Cabinet Minister and "wet"

Born: October 11, 1927;

Died: December 12, 2016

JIM Prior, who has died aged 89, was a Tory politician and cabinet minister famous for failing to see eye to eye with Margaret Thatcher. Despite being appointed to her first Cabinet, he was a committed "wet" and, after he resigned as Northern Ireland Secretary in 1984, he wasted little time in attacking a great deal that had gone on in the early Thatcher years.

In his memoirs, published in 1986, he said that Thatcher's Treasury team were all theorists with no experience of running a whelk stall, let alone a decent-sized business. In a scathing critique, he wrote: "It was a very simplistic approach, a combination of her own instincts founded in the corner shop in Grantham, laid over by a veneer from Hayek and Friedman. In a world increasingly independent and with a people used to a welfare state, it looked an unpromising scenario."

He argued that it was on the basis of this "simple-minded analysis" that Thatcher and Geoffrey Howe concocted their first Budget, which was to do, he thought, so much harm. He felt the Treasury team were out of their depth, and said as much. "Their attitude to manufacturing industry bordered on the contemptuous," he said. "They shared the view of other monetarists in the Cabinet that we were better suited as a nation to being a service economy." Small wonder, then, that Prior fairly quickly found his star on the wane.

He was educated at Charterhouse and Pembroke College, Cambridge, graduating with a first class degree in estate management in 1950. He was commissioned in the Royal Norfolk Regiment in 1946, and served in India and Germany. He had a career as a farmer and land agent before entering politics as the MP for Lowestoft (later Waveney) in 1959, a seat which he held throughout his time in the Commons.

Some say he could have been a Conservative Prime Minister if the party had not swung sharply to the right in the mid-1970s. He rose to a position of prominence in the party through association with Edward Heath, who made him the youngest ever Conservative vice-chairman in 1965. He was Heath's Parliamentary Private Secretary for five years until 1970, and moved straight into the Cabinet as Minister of Agriculture when Heath became Prime Minister that year.

From 1972-74 he was Leader of the House and, in 1974, Prior urged Heath to go for an early election. Heath refused to accept the advice, and this probably cost him the premiership.

Following Mrs Thatcher's leadership victory, when Prior tied with Sir Geoffrey Howe on 19 votes, Prior began to distance himself from Heath, though he remained on the Heathite wing of the party.

He was made employment spokesman and began the process of rapprochement with the unions which the Tories needed to persuade voters that a Conservative government would not produce a return to industrial relations mayhem, but in the first two years of the Thatcher government there was a constant running battle on economic policy between five or six wets in the Cabinet and about a dozen Thatcher radicals.

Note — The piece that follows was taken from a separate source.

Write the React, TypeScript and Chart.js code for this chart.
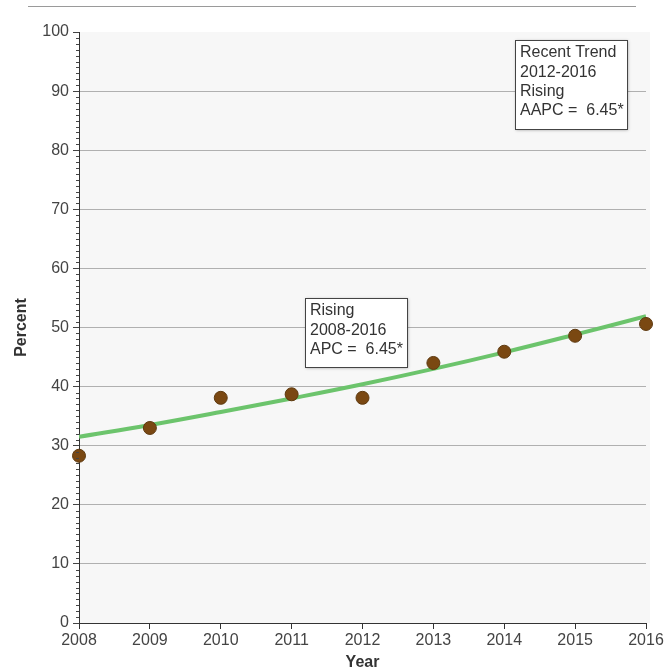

In the summer of 1981 the Treasury came forward with a package of public spending cuts which the Cabinet as a whole could not tolerate. It was shelved until the autumn, by which time Thatcher had completed a reshuffle which removed or marginalised her opponents.

Prior, fuming, was sent to Northern Ireland. Before the announcement he let it be known that he would resign rather than be moved from the centre of economic policy decision-making, but Thatcher held her nerve and Prior duly went across the water. It was a thoroughly miserable experience for him, marked by constant speculation that he would resign from the post, which he eventually did in 1984.

He stayed in the Commons, but announced in January, 1986, that he would be standing down at the next general election, which took place the following year.

He said he no longer had the willingness to play an active part in politics and, in any case, another string had been added to his bow in 1984 when he became chairman of GEC. Business became an increasing interest with, as well as the chairmanship of the massive electronics company, chairmanship of Allders Ltd. from 1984-94, and a directorship with United Biscuits from 1990-94. He was raised to the peerage as Baron Prior of Brampton in the County of Suffolk in 1987.

Apart from Willie Whitelaw, there was no place in the Thatcher administration for the sort of bluff, old-style Conservative that was Jim Prior. He might have made a decent, avuncular Leader of the House of Lords, but by the time he went there he was totally disillusioned with politics and had decided to devote himself to business for the rest of his career.

He was a casualty of the hard edge of Thatcherism, and he made pretty clear what he thought of her. He called her decision to quote St Francis of Assisi on the steps of No. 10 when she became Prime Minister ("Where there is discord, may we bring harmony") "humbug," neatly setting the tone for the divisions which we now know, thanks to Prior and others like him, plagued the Iron Lady's first term of office.

Prior married in 1954 to Jane Primrose Gifford. She survives him together with their three sons and one daughter.